Photo:Xinhua
A national push to build a free trade port (FTP) with Chinese characteristics in the tropical resort island of Hainan has made conspicuous headway over the past year, with increased facilitation in trade, investment, cross-border capital flows, among other spheres, according to an official white paper on the FTP construction issued on Friday.
As part of efforts to materialize the strategic push, the island province has rebalanced its economy away from reliance on the real estate sector toward being consumption-powered, per the white paper released during the second China International Consumer Products Expo (CICPE) in Haikou, capital of South China's Hainan Province.
The white paper, the second of its kind, was compiled by the Hainan provincial FTP working committee.
A number of key policies have been implemented since a master plan for the Hainan FTP construction was unveiled by the State Council, the country's cabinet, in June 2020. Among the policies were imports of self-use production equipment eligible for zero tariffs that are subject to a negative list management, transport vehicles and yachts being exempt from tariffs that are under the purview of a positive list, and yet another positive list for management of raw and auxiliary materials entitled to zero tariffs.
As of May, imports falling under the categories of these zero tariff policies had already hit 9.89 billion yuan ($1.47 billion), according to the white paper that outlined the FTP progress between June 2021 and this May.
In a sign of streamlined regulatory procedures for international trade, the customs clearance of imports through the Hainan port stood at 35.15 hours in May, 21.28 hours less than the national average. Customs clearance of exported goods was also shortened by 0.74 hours to an average of 0.57 hours.
Last year, the island's merchandise imports and exports totaled 147.68 billion yuan, a surge of 57.7 percent from the year before, 36.3 percentage points higher than the national average.
In the first five months of the year, the island's merchandise trade gained 61.4 percent year-on-year to 74.57 billion yuan.
The island has also made strides in enhancing intellectual property rights protection and fair competition. In 2021, the province granted 13,632 patents, an increase of 58.9 percent from the previous year. Rules for fair competition in the Hainan FTP were approved in late September 2021 and came into force on January 1, according to which the first fair competition committee was created in the domestic market.
Such incentives apparently augur well for businesses looking to growth opportunities in the FTP's wake.
By May, the province's newly established market entities amounted to 1.09 million, the white paper disclosed, and its actual use of foreign investment skyrocketed 80.6 percent year-on-year to $1.44 billion in the first five months.
The Friday paper also sketched out the FTP's headway in financial opening, globalization of varied exchange hubs in the province, cross-border capital flows, transport connectivity, flows of people, and secured data flows.

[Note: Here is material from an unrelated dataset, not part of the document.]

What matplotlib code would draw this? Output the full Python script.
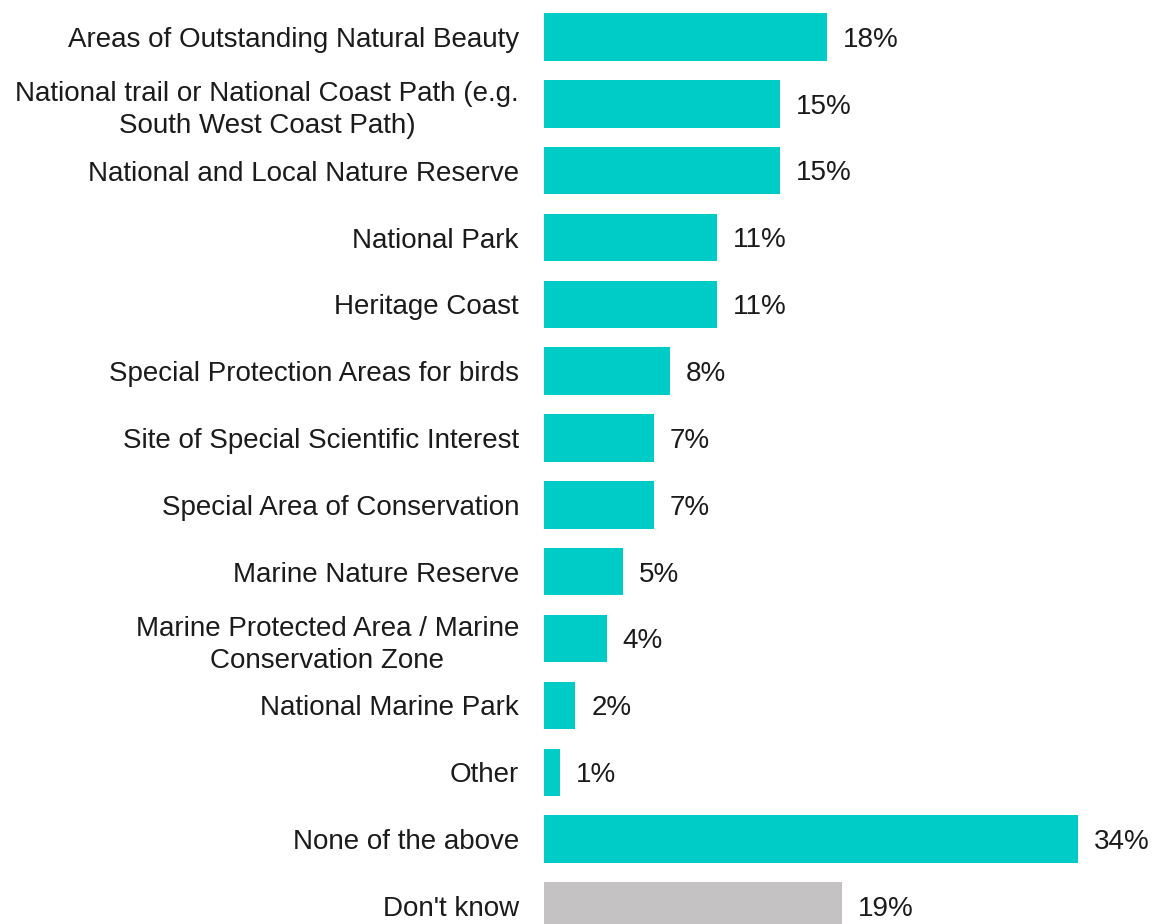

Hainan occupies a unique geographic position, connecting the South China Sea trade passageway and serving as a strategic pivot in the Belt and Road Initiative (BRI). Building the Hainan FTP helps in fostering regional cooperation under the BRI framework as well as in pushing China's trade and investment liberalization and opening the domestic market wider to the outside world, Jennifer Ye, PwC Chinese Mainland Consumer Markets Leader, told the Global Times on the sidelines of the CICPE.
The island province is set to make access to the services sector easier for foreign investment as it aims to be primarily driven by tourism, modern services and high-tech industries, Ye said, expecting these sectors to embrace new development opportunities and consequently funneling advanced technologies, experiences and high-quality talent into Hainan.
Having bid a farewell to a long-term dependence on the property sector, the island province's economy has now based its high-quality development upon four major industries - tourism, modern services, high-tech, and high-efficient tropical agriculture, the white paper said.
Last year, tourism revenues rose by 31 percent from the pre-COVID-19 2019, the paper revealed, noting that consumption has become a main engine for local economic growth.
The island's duty-free stores recorded 60.17 billion yuan in total sales, including tax paid, in 2021, up 84 percent year-on-year, according to a separate white paper on Hainan travel retail market jointly released by KPMG and The Moodie Davitt Report at the consumer expo on Tuesday.
"Hainan stands out from world travel retail destinations because of a series of innovative institutional measures improving the business environment," the paper found.
The Moodie Davitt Report, a London-based business intelligence service, reckoned that "Hainan is on course to become the world's biggest duty free market over the next five years."